> [Extracted entries]
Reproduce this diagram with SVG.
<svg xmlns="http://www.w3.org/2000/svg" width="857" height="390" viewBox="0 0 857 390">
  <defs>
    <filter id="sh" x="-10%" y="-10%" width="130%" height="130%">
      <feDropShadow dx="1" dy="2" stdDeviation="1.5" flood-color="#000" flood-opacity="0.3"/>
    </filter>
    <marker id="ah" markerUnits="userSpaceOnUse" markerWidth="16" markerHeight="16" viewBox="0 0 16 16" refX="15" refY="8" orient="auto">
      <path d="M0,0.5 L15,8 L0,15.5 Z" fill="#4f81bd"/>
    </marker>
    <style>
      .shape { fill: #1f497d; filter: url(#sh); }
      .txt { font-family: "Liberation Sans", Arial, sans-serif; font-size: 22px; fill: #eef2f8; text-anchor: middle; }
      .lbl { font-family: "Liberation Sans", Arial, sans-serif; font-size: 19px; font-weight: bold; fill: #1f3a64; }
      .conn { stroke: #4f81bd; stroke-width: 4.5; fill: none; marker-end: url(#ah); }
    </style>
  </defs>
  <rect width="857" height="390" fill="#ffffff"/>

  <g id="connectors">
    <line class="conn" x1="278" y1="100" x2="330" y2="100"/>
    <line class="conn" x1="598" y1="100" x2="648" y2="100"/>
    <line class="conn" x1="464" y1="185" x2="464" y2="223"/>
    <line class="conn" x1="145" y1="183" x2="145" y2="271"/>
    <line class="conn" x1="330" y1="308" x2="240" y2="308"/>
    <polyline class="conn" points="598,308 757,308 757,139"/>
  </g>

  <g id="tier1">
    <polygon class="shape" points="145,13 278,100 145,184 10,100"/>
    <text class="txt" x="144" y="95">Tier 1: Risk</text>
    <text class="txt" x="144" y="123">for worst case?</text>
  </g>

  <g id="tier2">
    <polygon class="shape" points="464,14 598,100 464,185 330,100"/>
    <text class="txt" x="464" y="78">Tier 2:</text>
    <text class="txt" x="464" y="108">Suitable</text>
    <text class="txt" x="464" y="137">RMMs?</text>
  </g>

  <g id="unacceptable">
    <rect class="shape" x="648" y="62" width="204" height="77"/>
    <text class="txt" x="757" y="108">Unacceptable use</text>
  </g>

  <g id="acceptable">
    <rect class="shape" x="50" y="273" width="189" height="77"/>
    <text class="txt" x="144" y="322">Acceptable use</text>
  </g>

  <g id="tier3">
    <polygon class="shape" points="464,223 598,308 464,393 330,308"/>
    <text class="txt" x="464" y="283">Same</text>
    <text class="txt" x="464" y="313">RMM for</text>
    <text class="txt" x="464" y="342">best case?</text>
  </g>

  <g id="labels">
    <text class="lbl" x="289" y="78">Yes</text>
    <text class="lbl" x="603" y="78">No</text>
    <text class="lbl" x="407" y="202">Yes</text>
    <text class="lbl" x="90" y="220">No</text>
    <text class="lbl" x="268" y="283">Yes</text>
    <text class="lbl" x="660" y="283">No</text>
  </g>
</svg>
---
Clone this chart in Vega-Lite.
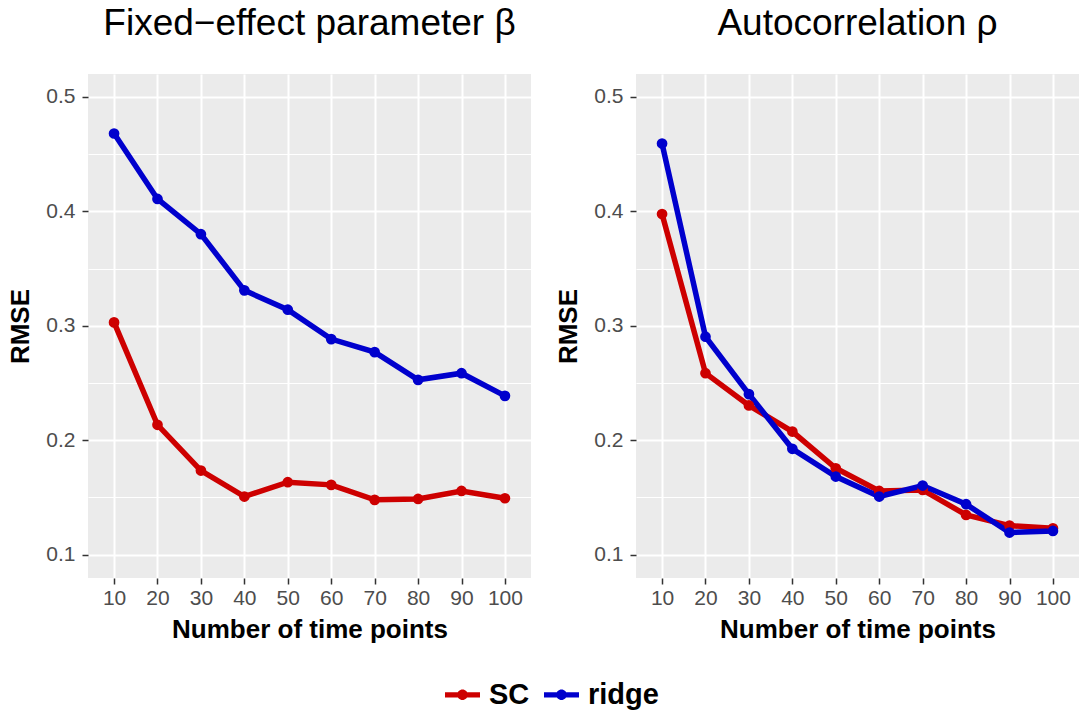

> [Task description]
For the data above, state how many lines contain "this"; the number is the whole answer.

> [Written solution]
2